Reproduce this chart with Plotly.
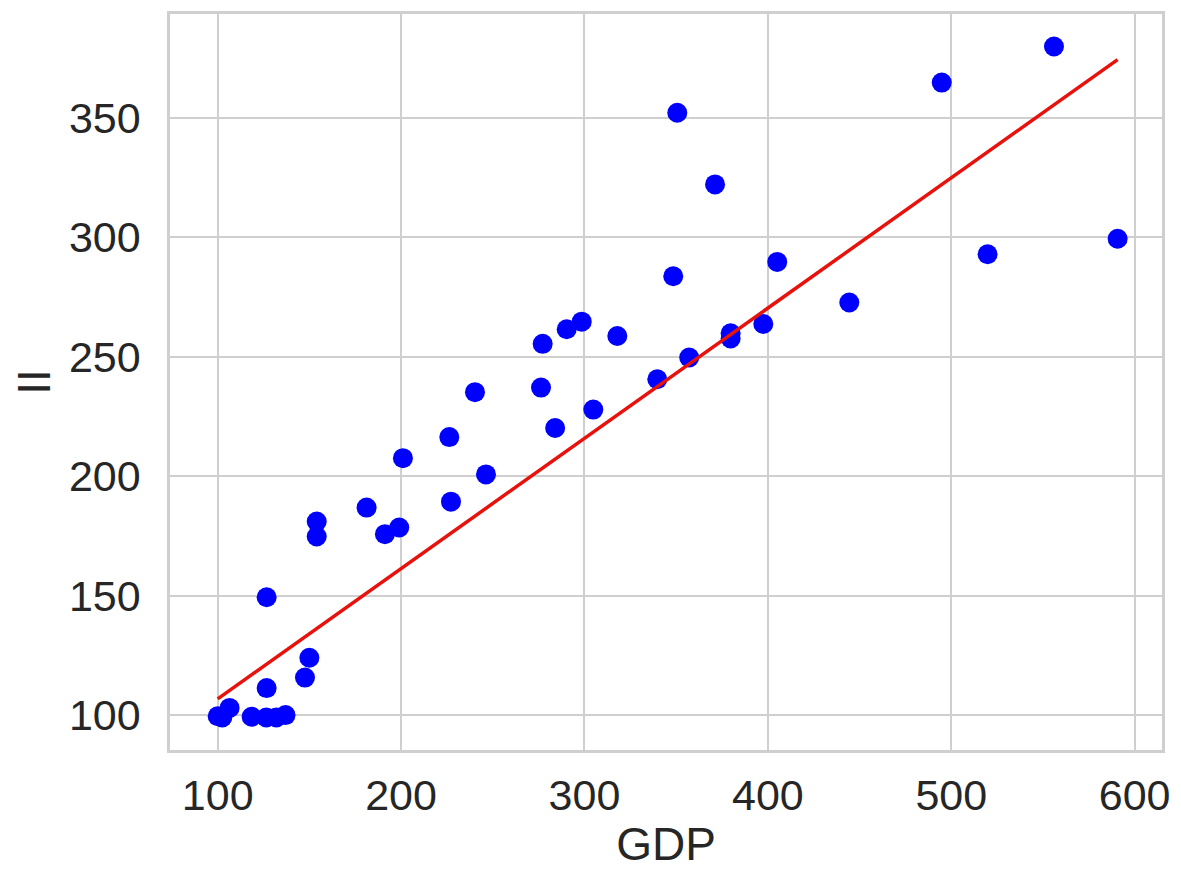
import plotly.graph_objects as go

# Data
gdp = [100, 102.5, 106.5, 118.5, 126.5, 132, 137, 126.7, 147.6, 150,
       126.7, 154, 154, 181.2, 191.2, 199, 201, 226.3, 227.2, 240.3,
       246.3, 276.3, 277.2, 284, 290.3, 298.5, 304.8, 317.9, 339.7, 348.4,
       350.6, 357.1, 371.2, 379.7, 379.7, 397.5, 405.1, 444.4, 494.8, 519.8,
       556, 590.7]
ii = [99.5, 99, 103, 99.3, 99, 99, 100, 111.3, 115.7, 124,
      149.3, 174.7, 181, 186.8, 175.7, 178.5, 207.5, 216.3, 189.3, 235.1,
      200.7, 237, 255.3, 220.1, 261.4, 264.6, 227.8, 258.6, 240.5, 283.6,
      352, 249.6, 322, 259.7, 257.6, 263.6, 289.6, 272.6, 364.6, 292.8,
      379.7, 299.3]

# Regression line end values
fit_x = [100, 590.7]
fit_y = [106.8, 374.2]

x_ticks = [100, 200, 300, 400, 500, 600]
y_ticks = [100, 150, 200, 250, 300, 350]

font_family = "Liberation Sans, Arial, sans-serif"
text_color = "#262626"
grid_color = "#cfcfcf"

fig = go.Figure()
fig.add_trace(go.Scatter(
    x=gdp, y=ii, mode="markers",
    marker=dict(color="blue", size=20, line=dict(width=0)),
    showlegend=False,
))
fig.add_trace(go.Scatter(
    x=fit_x, y=fit_y, mode="lines",
    line=dict(color="#e8120c", width=3.5),
    showlegend=False,
))

axis_common = dict(
    showgrid=True, gridcolor=grid_color, gridwidth=2,
    showline=True, linecolor=grid_color, linewidth=2.5, mirror=True,
    zeroline=False,
    ticks="outside", tickcolor="rgba(0,0,0,0)",
    tickfont=dict(family=font_family, size=43, color=text_color),
)

# page body adds an 8px offset, so the figure is sized to fit the window
fig.update_layout(
    width=1173, height=862,
    margin=dict(l=162, r=19, t=3, b=120),
    paper_bgcolor="white", plot_bgcolor="white",
    font=dict(family=font_family, color=text_color),
    xaxis=dict(
        range=[74.0, 614.9], tickvals=x_ticks, ticklen=6,
        title=dict(text="GDP", font=dict(family=font_family, size=46, color=text_color), standoff=10),
        **axis_common,
    ),
    yaxis=dict(
        range=[85.4, 393.3], tickvals=y_ticks, ticklen=18,
        title=dict(text="II", font=dict(family=font_family, size=46, color=text_color), standoff=10),
        **axis_common,
    ),
)

fig.write_html("out.html")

◇ ◇ ◇ ◇ ◇ ◇ ◇

▶ _What is required_
Starting at the top of the listing above, reproduce each line up to and including the one with "import plotly.graph_objects as go"; omit the pictures.

▶ _Exercise response_
Reproduce this chart with Plotly.
import plotly.graph_objects as go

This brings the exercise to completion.